Thanks @ntomaino. The code changes for steemit are all in GitHub and out in the open AFAICT. It's unclear what the deployment process is, and yes, would be good to have an end user readable change log.

I'll look into the steemit repo a bit more and see.

(Or did you mean something else by Dev hub?)

i know they're in Github, but not easy for a non-dev to follow.

I've been pushing for them to implement something like this: http://readme.io/

I've tried building my own curation bot with the current docs and I haven't been able to figure it out. I'm a very novice coder, but they should strive to make it easy for a novice to build.

I'm a novice coder too, but a good code groomer and doc writer :) The people who are good coders often aren't great at HOWTOs and technical writing. With code moving this quickly, I don't know that it does make sense for them to pause and onboard coders. Does it make sense for long term code building? Yes, but often other, external projects, like @jesta's stuff, is what actually makes it easier for others to build.

Happy to collab on something, I think there was some open source bots already that we can likely extend.

Have you tried steempress? We really need people to just try it. Maybe you and I can actually run a steemit-hunt instance, what do you think?

lets do it!

I have a question concerning steem and Homebrew that, no matter what and how often I google, cannot resolve. I saw that you have som expertise in this field. Is there a way you could help me out?

Sure! I got steemd working on my Mac with Homebrew. What's the problem?

@bmann I have installed Homebrew and steem acc to this post. https://steemit.com/steemit/@teego/homebrew-package-updated-to-version-0-12-0
Is this what I need to develop eg an upvote Bot? How do I start steem? Or do I need something else? Jesta recommended piston, but I saw that you have something up on github, too.

You don't need to run a local instance of steemd at all unless you a) want to mining or b) are doing something else that is useful

I have forks of @jesta's steempress and a fork of steemit.com on my public Github so I can submit fixes and run my own experiments.

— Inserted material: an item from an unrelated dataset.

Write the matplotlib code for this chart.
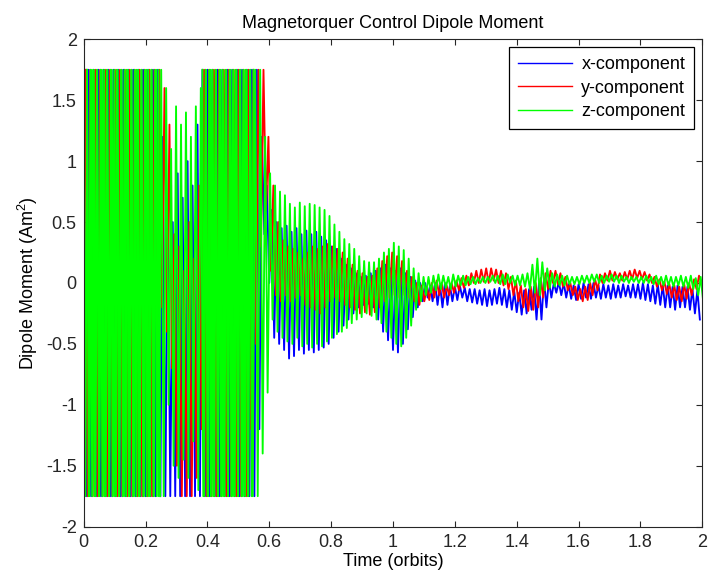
import matplotlib
matplotlib.use("Agg")
import matplotlib.pyplot as plt
import numpy as np
from matplotlib.ticker import FormatStrFormatter

plt.rcParams["font.family"] = ["Liberation Sans", "DejaVu Sans"]
plt.rcParams["mathtext.fontset"] = "custom"
plt.rcParams["mathtext.rm"] = "Liberation Sans"

# one oscillation cycle every 0.016 orbits; peak then trough of each cycle
# (actuator saturates at +/-1.75 Am^2)
cycle = 0.016
sat = 1.75

x_hi = ([sat] * 16
        + [1.2, 0.6, 0.5, 0.9, 0.7, 1.0, 0.8, 1.3]
        + [sat] * 12
        + [1.2]
        + [0.8, 0.6, 0.5, 0.45, 0.47, 0.42, 0.45, 0.4,
           0.43, 0.4, 0.42, 0.38, 0.35, 0.3, 0.28, 0.2,
           0.15, 0.12, 0.08, 0.05, 0.06, 0.08, 0.1, 0.12,
           0.15, 0.12, 0.1, 0.12, 0.08, 0.05, 0.02, 0.0,
           0.0, -0.02, 0.0, -0.02, 0.0, -0.02, -0.03, -0.02,
           -0.04, -0.05, -0.05, -0.06, -0.05, -0.06, -0.05, -0.04,
           -0.05, -0.06, -0.07, -0.08, -0.06, -0.05, -0.03, 0.0,
           0.03, 0.02, 0.0, 0.01, 0.0, -0.01, -0.02, -0.01,
           0.0, -0.01, 0.0, -0.02, -0.01, -0.02, -0.01, -0.02,
           -0.01, -0.02, -0.01, -0.01, 0.0, -0.01, -0.02, -0.01,
           -0.02, -0.02, -0.03, -0.02, -0.03, -0.03, -0.05, -0.06])
x_lo = ([-sat] * 35
        + [-1.2, 0.4]
        + [0.0, -0.45, -0.5, -0.55, -0.62, -0.6, -0.55, -0.58,
           -0.55, -0.57, -0.55, -0.53, -0.5, -0.45, -0.4, -0.35,
           -0.3, -0.25, -0.2, -0.18, -0.17, -0.2, -0.3, -0.4,
           -0.47, -0.55, -0.57, -0.5, -0.38, -0.28, -0.2, -0.15,
           -0.12, -0.15, -0.18, -0.2, -0.18, -0.15, -0.14, -0.12,
           -0.15, -0.16, -0.17, -0.18, -0.19, -0.18, -0.17, -0.18,
           -0.2, -0.22, -0.24, -0.26, -0.25, -0.22, -0.3, -0.3,
           -0.2, -0.12, -0.08, -0.1, -0.12, -0.13, -0.14, -0.13,
           -0.12, -0.13, -0.12, -0.13, -0.12, -0.13, -0.12, -0.12,
           -0.11, -0.12, -0.12, -0.13, -0.14, -0.15, -0.17, -0.18,
           -0.2, -0.2, -0.22, -0.2, -0.2, -0.22, -0.25, -0.3])

y_hi = ([sat] * 16
        + [1.6, 1.3, 0.4, 0.3, 0.1, 0.5, 0.2, 0.8]
        + [sat] * 13
        + [1.2, 0.8, 0.5, 0.35, 0.3, 0.28, 0.25, 0.2,
           0.25, 0.3, 0.28, 0.3, 0.32, 0.3, 0.28, 0.25,
           0.2, 0.15, 0.1, 0.08, 0.05, 0.06, 0.12, 0.18,
           0.22, 0.25, 0.22, 0.18, 0.1, 0.05, 0.0, -0.02,
           -0.03, 0.0, 0.02, 0.0, -0.02, 0.0, 0.02, 0.04,
           0.06, 0.08, 0.1, 0.11, 0.12, 0.12, 0.11, 0.1,
           0.08, 0.05, 0.02, -0.02, -0.05, -0.03, 0.0, 0.04,
           0.08, 0.1, 0.1, 0.08, 0.05, 0.0, -0.03, -0.05,
           -0.03, 0.0, 0.03, 0.07, 0.08, 0.1, 0.09, 0.08,
           0.09, 0.1, 0.11, 0.1, 0.09, 0.07, 0.05, 0.03,
           0.01, -0.01, -0.02, -0.03, -0.01, 0.0, 0.03, 0.06])
y_lo = ([-sat] * 14
        + [-0.3, -0.2, -0.4, -0.7, -1.5, -1.75, -1.75, -1.75, -1.6, -1.2]
        + [-sat] * 8
        + [-1.75, -1.2, -0.5, 0.3, 0.6]
        + [0.1, -0.1, -0.15, -0.1, -0.15, -0.12, -0.1, -0.18,
           -0.2, -0.22, -0.25, -0.2, -0.15, -0.12, -0.15, -0.18,
           -0.2, -0.22, -0.25, -0.24, -0.26, -0.24, -0.2, -0.15,
           -0.12, -0.1, -0.12, -0.1, -0.12, -0.15, -0.18, -0.15,
           -0.14, -0.12, -0.1, -0.12, -0.1, -0.08, -0.06, -0.04,
           -0.02, 0.0, 0.0, 0.01, 0.0, 0.02, 0.0, -0.02,
           -0.05, -0.1, -0.15, -0.2, -0.23, -0.22, -0.2, -0.12,
           -0.05, 0.0, -0.01, -0.03, -0.06, -0.1, -0.14, -0.15,
           -0.14, -0.1, -0.06, 0.0, 0.02, 0.02, 0.03, 0.02,
           0.03, 0.03, 0.04, 0.03, 0.02, 0.0, -0.03, -0.06,
           -0.09, -0.12, -0.14, -0.15, -0.13, -0.1, -0.05, 0.0])

z_hi = ([sat] * 16
        + [1.6, 1.1, 1.45, 1.3, 1.4, 1.2, 1.45, 1.6]
        + [sat] * 12
        + [1.2]
        + [0.9, 0.8, 0.75, 0.72, 0.65, 0.62, 0.66, 0.63,
           0.65, 0.64, 0.62, 0.6, 0.55, 0.48, 0.42, 0.36,
           0.32, 0.28, 0.22, 0.18, 0.17, 0.17, 0.2, 0.25,
           0.28, 0.33, 0.3, 0.27, 0.2, 0.12, 0.08, 0.05,
           0.05, 0.06, 0.07, 0.06, 0.05, 0.07, 0.06, 0.06,
           0.05, 0.05, 0.04, 0.05, 0.05, 0.06, 0.06, 0.07,
           0.07, 0.06, 0.06, 0.07, 0.08, 0.15, 0.2, 0.17,
           0.12, 0.08, 0.07, 0.06, 0.06, 0.05, 0.05, 0.06,
           0.06, 0.07, 0.07, 0.06, 0.06, 0.07, 0.06, 0.06,
           0.05, 0.05, 0.05, 0.05, 0.06, 0.05, 0.06, 0.05,
           0.06, 0.05, 0.05, 0.06, 0.05, 0.06, 0.04, 0.05])
z_lo = ([-sat] * 16
        + [-1.0, -1.5, -1.6, -1.45, -1.6, -1.3, -1.7, -1.75]
        + [-sat] * 11
        + [-1.4, -0.9]
        + [-0.3, -0.4, -0.45, -0.48, -0.5, -0.45, -0.52, -0.5,
           -0.53, -0.5, -0.52, -0.48, -0.45, -0.42, -0.4, -0.37,
           -0.33, -0.3, -0.28, -0.25, -0.27, -0.3, -0.33, -0.4,
           -0.45, -0.5, -0.52, -0.45, -0.35, -0.22, -0.15, -0.1,
           -0.08, -0.06, -0.05, -0.04, -0.05, -0.03, -0.02, -0.02,
           -0.01, -0.01, 0.0, 0.0, 0.01, 0.0, -0.01, -0.01,
           0.0, -0.02, -0.02, -0.03, -0.05, -0.08, -0.1, -0.06,
           -0.04, -0.03, -0.02, -0.02, -0.01, -0.01, -0.01, 0.0,
           0.0, 0.01, 0.0, 0.0, 0.01, 0.01, 0.0, 0.01,
           0.0, 0.01, 0.0, 0.0, 0.0, -0.01, -0.01, -0.02,
           -0.02, -0.03, -0.02, -0.03, -0.04, -0.05, -0.1, -0.15])

# spans (orbits) where z chatters between the limits faster than the cycle above
z_chatter = [(0.0, 0.25), (0.384, 0.554)]
chatter_step = 0.0055

labels = ["x-component", "y-component", "z-component"]
colors = ["#0000ff", "#ff0000", "#00ff00"]
phases = [0.0, 0.0053, 0.0107]


def zigzag(hi, lo, phase):
    hi, lo = np.asarray(hi), np.asarray(lo)
    assert len(hi) == len(lo) == 125
    t = np.arange(len(hi)) * cycle + phase
    tt = np.empty(2 * len(hi)); vv = np.empty(2 * len(hi))
    tt[0::2], tt[1::2] = t, t + cycle / 2
    vv[0::2], vv[1::2] = hi, lo
    return tt, vv


fig = plt.figure(figsize=(7.09, 5.80), dpi=100)
ax = fig.add_axes([0.118, 0.092, 0.8726, 0.8402])

for (hi, lo), c, lab, ph in zip([(x_hi, x_lo), (y_hi, y_lo), (z_hi, z_lo)], colors, labels, phases):
    tt, vv = zigzag(hi, lo, ph)
    ax.plot(tt, vv, color=c, lw=1.35, label=lab)

for a, b in z_chatter:
    tc = np.arange(a, b, chatter_step)
    ax.plot(tc, np.resize([sat, -sat], len(tc)), color=colors[2], lw=1.35)

ax.set_xlim(0, 2); ax.set_ylim(-2, 2)
ax.set_xticks(np.arange(0, 2.01, 0.2)); ax.set_yticks(np.arange(-2, 2.01, 0.5))
ax.xaxis.set_major_formatter(FormatStrFormatter("%g"))
ax.yaxis.set_major_formatter(FormatStrFormatter("%g"))
ax.tick_params(direction="in", top=True, right=True, length=4, width=0.8,
               labelsize=13, colors="#262626", pad=5)
for s in ax.spines.values():
    s.set_color("#262626"); s.set_linewidth(0.8)

ax.set_title("Magnetorquer Control Dipole Moment", fontsize=13, pad=8)
ax.set_xlabel("Time (orbits)", fontsize=13, labelpad=2)
ax.set_ylabel("Dipole Moment (Am$^2$)", fontsize=13, labelpad=4)

leg = ax.legend(loc="upper right", fontsize=13, handlelength=3.0, fancybox=False,
                framealpha=1, edgecolor="black", borderaxespad=0.45, labelspacing=0.35,
                handletextpad=0.5, borderpad=0.5)
leg.get_frame().set_linewidth(0.9)
for line in leg.get_lines():
    line.set_linewidth(1.0)

fig.savefig("out.png", dpi=100)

For steemit, I edited the README (and updated the example config) to make it clear you don't need to run steemd at all. The relevant section is:

You now have your development front end running at localhost:3002, connected to the main public steem blockchain. You don't need to run steemd locally, by default you will connect to ws://node.steem.ws. Use your regular account name and credentials to login -- there is no separate dev login.

Piston is a command line tool, it also ships with an "experimental" steemd node you can connect to.

None of those will help in building an up vote bot. I have this Python based autovote-bot bookmarked on Github but haven't attempted to run it myself. You do need steemd installed, which comes with cli_wallet. I don't fully understand that wallet part yet and haven't tried the automate-bot.

Probably best to attempt to follow instructions and get that running. Post issues on that Github repo if you run into trouble. I'll try and get that running at some point too, but won't get a chance likely until next week at the earliest.

Hope that loooong reply helps.

@bmann So basically, I have just installed steem on my PC through home-brew which is fine for mining, but for my purpose, I don't need that, I just access through ws://node.steem.ws? An ok, I will try to follow the instructions on your bot and see if it works. Maybe even modify the code sooner or later.

Yes, you're correct, various public nodes can be used. Not my bot, just the one I have bookmarked to try myself! Report back on where you get to.